Oltre al danno anche la beffa! Si, perché oltre che a pagare per un pesce che non vale il prezzo richiesto, il consumatore può incappare in rischi per la salute, specie quando si parla di pesce crudo o non fresco.
Anche il Ministero della Salute in collaborazione con l’Istituito Zooprofilattico Sperimentale della Lombardia e della Emilia Romagna ha divulgato nel 2015 un opuscolo per indirizzare il consumatore a riconoscere il materiale ittico. Punti fondamentali di questo opuscolo sono innanzitutto l’etichettatura, il pesce deve esibire l’etichetta in lingua italiana accompagnata dal nome scientifico del prodotto e la zona di cattura o di produzione indicando il nome del mare o, se si tratta di un pesce di acqua dolce, il Paese. Il tutto deve essere scritto in modo esteso e comprensibile e, fondamentale, l’indicazione dello stato del prodotto, dunque, se fresco o decongelato. Solo per la grande distribuzione organizzata il nome scientifico del prodotto può essere indicato in un cartello a parte in cui vengano elencate tutte le specie ittiche vendute.

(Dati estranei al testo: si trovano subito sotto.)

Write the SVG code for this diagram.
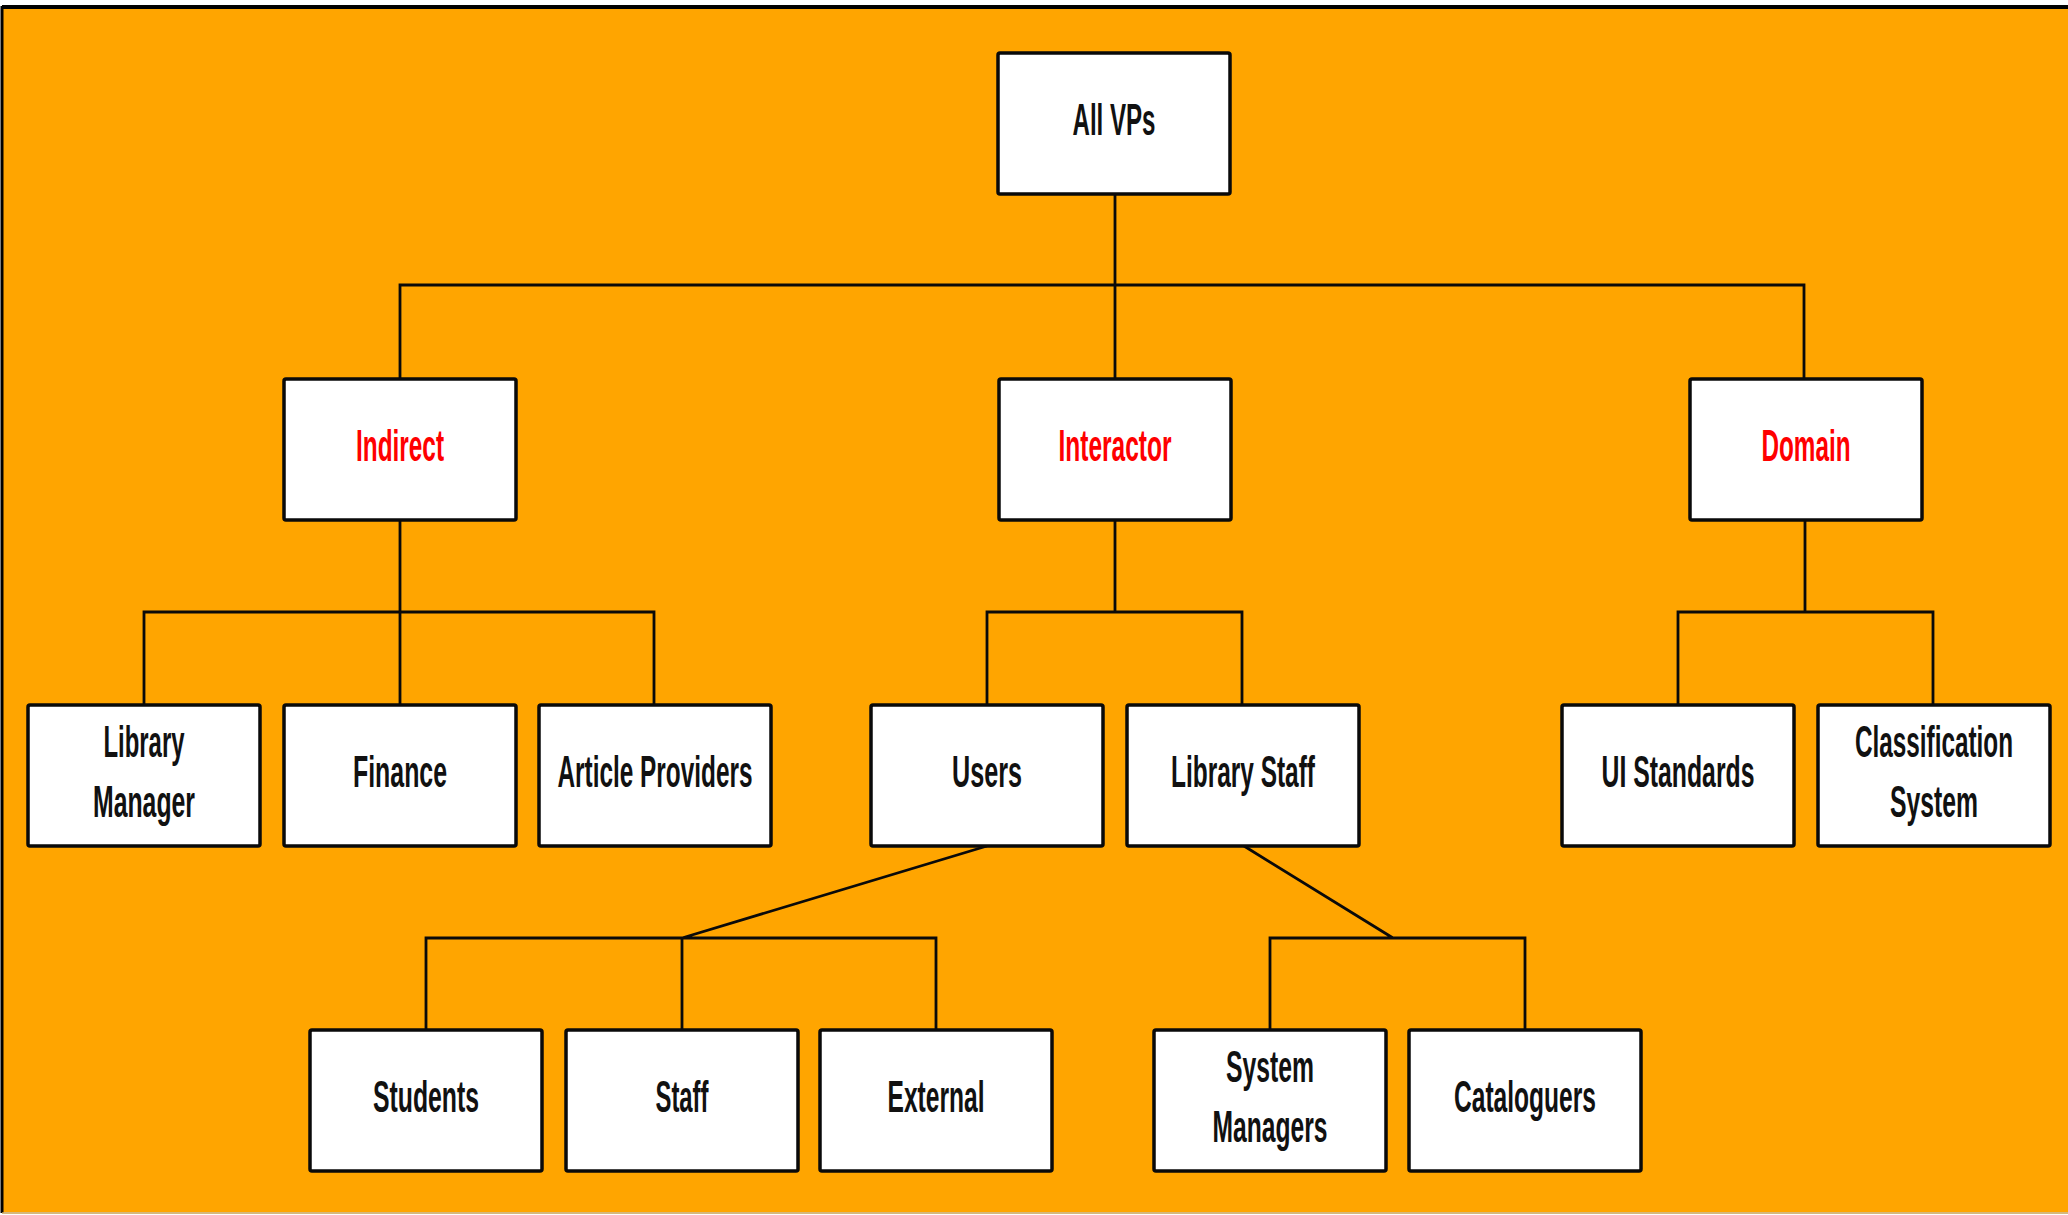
<svg xmlns="http://www.w3.org/2000/svg" width="2068" height="1215" viewBox="0 0 2068 1215">
  <style>
    .node rect { fill: #ffffff; stroke: #0a0a0a; stroke-width: 3.5; }
    .node text { font-family: "Liberation Sans", Arial, sans-serif; font-size: 44px; font-weight: bold; fill: #111111; text-anchor: middle; }
    .node text.cat { fill: #ff0000; }
    .links { fill: none; stroke: #0a0a0a; stroke-width: 2.8; stroke-linejoin: miter; }
  </style>

  <!-- frame -->
  <rect x="0" y="0" width="2068" height="1215" fill="#ffffff"/>
  <rect x="2" y="8" width="2066" height="1204" fill="#ffa500"/>
  <line x1="2" y1="7" x2="2068" y2="7" stroke="#000000" stroke-width="4"/>
  <line x1="2" y1="6" x2="2" y2="1213" stroke="#000000" stroke-width="3"/>
  <line x1="2" y1="1213" x2="2068" y2="1213" stroke="#c8a050" stroke-width="1.5"/>

  <!-- connectors -->
  <g id="connectors" class="links">
    <path d="M1115 194 V285 M400 379 V285 H1804 V379 M1115 285 V379"/>
    <path d="M400 520 V612 M144 705 V612 H654 V705 M400 612 V705"/>
    <path d="M1115 520 V612 M987 705 V612 H1242 V705"/>
    <path d="M1805 520 V612 M1678 705 V612 H1933 V705"/>
    <path d="M987 846 L682 938 M426 1030 V938 H936 V1030 M682 938 V1030"/>
    <path d="M1244 846 L1393 938 M1270 1030 V938 H1525 V1030"/>
  </g>

  <!-- level 1 -->
  <g id="all-vps" class="node">
    <rect x="998" y="53" width="232" height="141" rx="2"/>
    <text x="1114" y="135" textLength="83" lengthAdjust="spacingAndGlyphs">All VPs</text>
  </g>

  <!-- level 2 -->
  <g id="indirect" class="node">
    <rect x="284" y="379" width="232" height="141" rx="2"/>
    <text class="cat" x="400" y="461" textLength="88" lengthAdjust="spacingAndGlyphs">Indirect</text>
  </g>
  <g id="interactor" class="node">
    <rect x="999" y="379" width="232" height="141" rx="2"/>
    <text class="cat" x="1115" y="461" textLength="113" lengthAdjust="spacingAndGlyphs">Interactor</text>
  </g>
  <g id="domain" class="node">
    <rect x="1690" y="379" width="232" height="141" rx="2"/>
    <text class="cat" x="1806" y="461" textLength="89" lengthAdjust="spacingAndGlyphs">Domain</text>
  </g>

  <!-- level 3 -->
  <g id="library-manager" class="node">
    <rect x="28" y="705" width="232" height="141" rx="2"/>
    <text x="144" y="757" textLength="81" lengthAdjust="spacingAndGlyphs">Library</text>
    <text x="144" y="817" textLength="102" lengthAdjust="spacingAndGlyphs">Manager</text>
  </g>
  <g id="finance" class="node">
    <rect x="284" y="705" width="232" height="141" rx="2"/>
    <text x="400" y="787" textLength="94" lengthAdjust="spacingAndGlyphs">Finance</text>
  </g>
  <g id="article-providers" class="node">
    <rect x="539" y="705" width="232" height="141" rx="2"/>
    <text x="655" y="787" textLength="195" lengthAdjust="spacingAndGlyphs">Article Providers</text>
  </g>
  <g id="users" class="node">
    <rect x="871" y="705" width="232" height="141" rx="2"/>
    <text x="987" y="787" textLength="70" lengthAdjust="spacingAndGlyphs">Users</text>
  </g>
  <g id="library-staff" class="node">
    <rect x="1127" y="705" width="232" height="141" rx="2"/>
    <text x="1243" y="787" textLength="144" lengthAdjust="spacingAndGlyphs">Library Staff</text>
  </g>
  <g id="ui-standards" class="node">
    <rect x="1562" y="705" width="232" height="141" rx="2"/>
    <text x="1678" y="787" textLength="153" lengthAdjust="spacingAndGlyphs">UI Standards</text>
  </g>
  <g id="classification-system" class="node">
    <rect x="1818" y="705" width="232" height="141" rx="2"/>
    <text x="1934" y="757" textLength="158" lengthAdjust="spacingAndGlyphs">Classification</text>
    <text x="1934" y="817" textLength="88" lengthAdjust="spacingAndGlyphs">System</text>
  </g>

  <!-- level 4 -->
  <g id="students" class="node">
    <rect x="310" y="1030" width="232" height="141" rx="2"/>
    <text x="426" y="1112" textLength="106" lengthAdjust="spacingAndGlyphs">Students</text>
  </g>
  <g id="staff" class="node">
    <rect x="566" y="1030" width="232" height="141" rx="2"/>
    <text x="682" y="1112" textLength="53" lengthAdjust="spacingAndGlyphs">Staff</text>
  </g>
  <g id="external" class="node">
    <rect x="820" y="1030" width="232" height="141" rx="2"/>
    <text x="936" y="1112" textLength="97" lengthAdjust="spacingAndGlyphs">External</text>
  </g>
  <g id="system-managers" class="node">
    <rect x="1154" y="1030" width="232" height="141" rx="2"/>
    <text x="1270" y="1082" textLength="88" lengthAdjust="spacingAndGlyphs">System</text>
    <text x="1270" y="1142" textLength="115" lengthAdjust="spacingAndGlyphs">Managers</text>
  </g>
  <g id="cataloguers" class="node">
    <rect x="1409" y="1030" width="232" height="141" rx="2"/>
    <text x="1525" y="1112" textLength="142" lengthAdjust="spacingAndGlyphs">Cataloguers</text>
  </g>
</svg>
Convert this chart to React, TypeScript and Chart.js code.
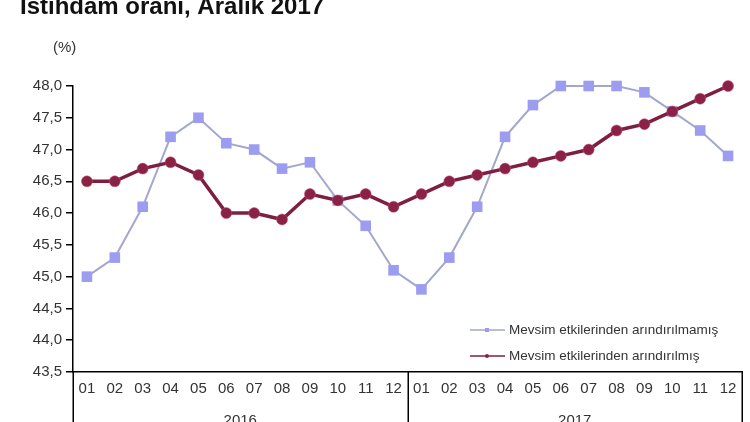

Attenzione ai molluschi, questi, devono essere posti in un banco a parte e tutti i pesci devono essere messi sul ghiaccio per mantenere una temperatura vicina allo zero.
Come si riconosce un pesce fresco? Innanzitutto dall’occhio che deve essere brillante e convesso, non deve essere alterato in alcun modo né opaco. La pelle del pesce, deve presentare colori vivi e deve essere tesa. Le branchie devono essere di colore rosse o rosa ben definite non presentare muco. Le squame, inoltre, devono essere lucenti e ben aderenti e se proviamo a battere il pesce questo deve restare bello sodo e non deve afflosciarsi. Questi rappresentano alcuni consigli per riconoscere il pesce al banco.
E’ importante sottolineare che anche i prodotti decongelati possono essere venduti al banco, ma la cosa deve essere comunicata al consumatore che deve poter essere consapevole che sta acquistando un prodotto non fresco. Il prodotto decongelato può essere venduto se non presenta alcuna alterazione e non deve assolutamente essere ricongelato.
Come accade per tutti i comportamenti illegali, a farne le spese è il mercato dell’ittica che in Italia sembrerebbe molto controllato in tutta la filiera sia per il pescato che per l’acquacoltura con particolare attenzione alle zone di raccolte e alla etichettatura. Qualche carta in tasca in più ora ce l’abbiamo, quindi, tutti al banco!